**TASK OBJECTIVE**. Output the data word for word, dropping every image.
/---
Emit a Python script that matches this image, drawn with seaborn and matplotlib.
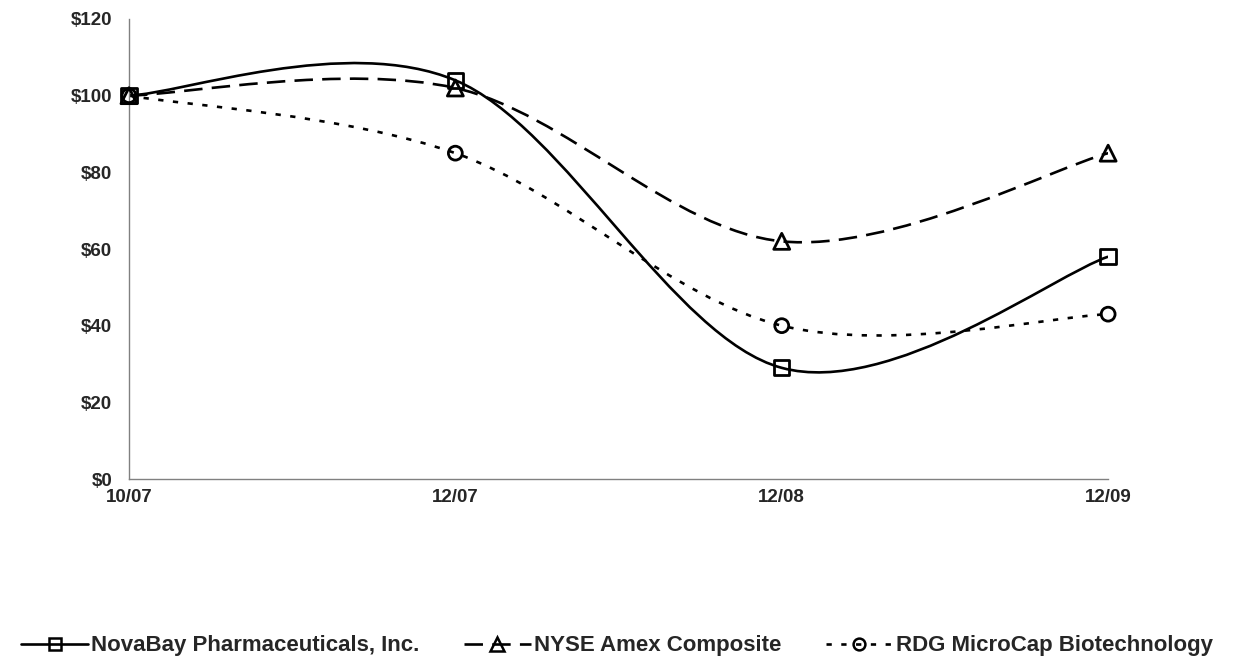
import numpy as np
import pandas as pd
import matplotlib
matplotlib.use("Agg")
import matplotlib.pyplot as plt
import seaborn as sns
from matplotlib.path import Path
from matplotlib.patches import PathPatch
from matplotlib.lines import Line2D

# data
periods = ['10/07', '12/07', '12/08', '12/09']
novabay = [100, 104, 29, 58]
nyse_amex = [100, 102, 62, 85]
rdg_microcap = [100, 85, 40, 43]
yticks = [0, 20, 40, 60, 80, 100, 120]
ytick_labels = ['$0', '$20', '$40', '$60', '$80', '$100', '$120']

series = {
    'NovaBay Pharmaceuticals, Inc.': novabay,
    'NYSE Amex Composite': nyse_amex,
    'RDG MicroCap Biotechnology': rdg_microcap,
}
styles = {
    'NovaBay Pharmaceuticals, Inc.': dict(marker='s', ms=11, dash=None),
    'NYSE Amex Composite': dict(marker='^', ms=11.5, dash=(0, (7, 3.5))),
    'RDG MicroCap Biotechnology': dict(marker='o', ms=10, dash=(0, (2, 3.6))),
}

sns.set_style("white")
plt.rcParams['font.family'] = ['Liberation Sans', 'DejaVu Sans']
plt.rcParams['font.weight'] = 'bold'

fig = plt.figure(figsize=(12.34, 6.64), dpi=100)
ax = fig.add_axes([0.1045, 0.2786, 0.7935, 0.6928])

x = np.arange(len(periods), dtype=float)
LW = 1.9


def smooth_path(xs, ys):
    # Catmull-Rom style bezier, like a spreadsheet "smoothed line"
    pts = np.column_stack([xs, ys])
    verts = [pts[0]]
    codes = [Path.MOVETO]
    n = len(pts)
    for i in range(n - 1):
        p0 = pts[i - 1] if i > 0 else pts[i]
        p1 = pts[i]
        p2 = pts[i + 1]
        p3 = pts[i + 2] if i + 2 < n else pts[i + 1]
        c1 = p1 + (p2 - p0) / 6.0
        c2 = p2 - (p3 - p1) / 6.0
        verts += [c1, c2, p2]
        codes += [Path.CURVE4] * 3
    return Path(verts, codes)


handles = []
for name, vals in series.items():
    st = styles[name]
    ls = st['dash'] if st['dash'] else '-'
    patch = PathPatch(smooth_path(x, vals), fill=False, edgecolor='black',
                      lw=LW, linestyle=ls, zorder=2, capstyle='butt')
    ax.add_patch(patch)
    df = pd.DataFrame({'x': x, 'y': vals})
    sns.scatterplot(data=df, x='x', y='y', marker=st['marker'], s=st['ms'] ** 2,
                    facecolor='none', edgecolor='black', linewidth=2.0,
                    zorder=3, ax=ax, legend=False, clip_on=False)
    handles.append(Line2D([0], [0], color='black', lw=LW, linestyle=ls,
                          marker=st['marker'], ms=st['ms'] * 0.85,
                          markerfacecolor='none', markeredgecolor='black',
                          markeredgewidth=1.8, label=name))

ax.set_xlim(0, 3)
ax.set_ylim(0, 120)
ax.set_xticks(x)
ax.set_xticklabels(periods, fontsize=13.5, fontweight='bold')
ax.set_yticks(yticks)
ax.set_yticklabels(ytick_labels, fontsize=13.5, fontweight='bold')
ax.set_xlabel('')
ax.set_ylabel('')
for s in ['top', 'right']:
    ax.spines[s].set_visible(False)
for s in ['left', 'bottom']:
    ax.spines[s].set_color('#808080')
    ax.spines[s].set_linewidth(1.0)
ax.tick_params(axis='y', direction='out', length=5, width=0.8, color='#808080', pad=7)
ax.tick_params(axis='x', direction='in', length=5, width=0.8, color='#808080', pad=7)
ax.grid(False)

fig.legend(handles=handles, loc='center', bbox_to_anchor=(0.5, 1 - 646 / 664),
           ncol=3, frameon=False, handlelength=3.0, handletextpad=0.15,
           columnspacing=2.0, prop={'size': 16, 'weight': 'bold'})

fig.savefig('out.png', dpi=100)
\---
**REPLY TO THE EXERCISE**.
Emit a Python script that matches this image, drawn with seaborn and matplotlib.
import numpy as np
import pandas as pd
import matplotlib
matplotlib.use("Agg")
import matplotlib.pyplot as plt
import seaborn as sns
from matplotlib.path import Path
from matplotlib.patches import PathPatch
from matplotlib.lines import Line2D

# data
periods = ['10/07', '12/07', '12/08', '12/09']
novabay = [100, 104, 29, 58]
nyse_amex = [100, 102, 62, 85]
rdg_microcap = [100, 85, 40, 43]
yticks = [0, 20, 40, 60, 80, 100, 120]
ytick_labels = ['$0', '$20', '$40', '$60', '$80', '$100', '$120']

series = {
    'NovaBay Pharmaceuticals, Inc.': novabay,
    'NYSE Amex Composite': nyse_amex,
    'RDG MicroCap Biotechnology': rdg_microcap,
}
styles = {
    'NovaBay Pharmaceuticals, Inc.': dict(marker='s', ms=11, dash=None),
    'NYSE Amex Composite': dict(marker='^', ms=11.5, dash=(0, (7, 3.5))),
    'RDG MicroCap Biotechnology': dict(marker='o', ms=10, dash=(0, (2, 3.6))),
}

sns.set_style("white")
plt.rcParams['font.family'] = ['Liberation Sans', 'DejaVu Sans']
plt.rcParams['font.weight'] = 'bold'

fig = plt.figure(figsize=(12.34, 6.64), dpi=100)
ax = fig.add_axes([0.1045, 0.2786, 0.7935, 0.6928])

x = np.arange(len(periods), dtype=float)
LW = 1.9


def smooth_path(xs, ys):
    # Catmull-Rom style bezier, like a spreadsheet "smoothed line"
    pts = np.column_stack([xs, ys])
    verts = [pts[0]]
    codes = [Path.MOVETO]
    n = len(pts)
    for i in range(n - 1):
        p0 = pts[i - 1] if i > 0 else pts[i]
        p1 = pts[i]
        p2 = pts[i + 1]
        p3 = pts[i + 2] if i + 2 < n else pts[i + 1]
        c1 = p1 + (p2 - p0) / 6.0
        c2 = p2 - (p3 - p1) / 6.0
        verts += [c1, c2, p2]
        codes += [Path.CURVE4] * 3
    return Path(verts, codes)


handles = []
for name, vals in series.items():
    st = styles[name]
    ls = st['dash'] if st['dash'] else '-'
    patch = PathPatch(smooth_path(x, vals), fill=False, edgecolor='black',
                      lw=LW, linestyle=ls, zorder=2, capstyle='butt')
    ax.add_patch(patch)
    df = pd.DataFrame({'x': x, 'y': vals})
    sns.scatterplot(data=df, x='x', y='y', marker=st['marker'], s=st['ms'] ** 2,
                    facecolor='none', edgecolor='black', linewidth=2.0,
                    zorder=3, ax=ax, legend=False, clip_on=False)
    handles.append(Line2D([0], [0], color='black', lw=LW, linestyle=ls,
                          marker=st['marker'], ms=st['ms'] * 0.85,
                          markerfacecolor='none', markeredgecolor='black',
                          markeredgewidth=1.8, label=name))

ax.set_xlim(0, 3)
ax.set_ylim(0, 120)
ax.set_xticks(x)
ax.set_xticklabels(periods, fontsize=13.5, fontweight='bold')
ax.set_yticks(yticks)
ax.set_yticklabels(ytick_labels, fontsize=13.5, fontweight='bold')
ax.set_xlabel('')
ax.set_ylabel('')
for s in ['top', 'right']:
    ax.spines[s].set_visible(False)
for s in ['left', 'bottom']:
    ax.spines[s].set_color('#808080')
    ax.spines[s].set_linewidth(1.0)
ax.tick_params(axis='y', direction='out', length=5, width=0.8, color='#808080', pad=7)
ax.tick_params(axis='x', direction='in', length=5, width=0.8, color='#808080', pad=7)
ax.grid(False)

fig.legend(handles=handles, loc='center', bbox_to_anchor=(0.5, 1 - 646 / 664),
           ncol=3, frameon=False, handlelength=3.0, handletextpad=0.15,
           columnspacing=2.0, prop={'size': 16, 'weight': 'bold'})

fig.savefig('out.png', dpi=100)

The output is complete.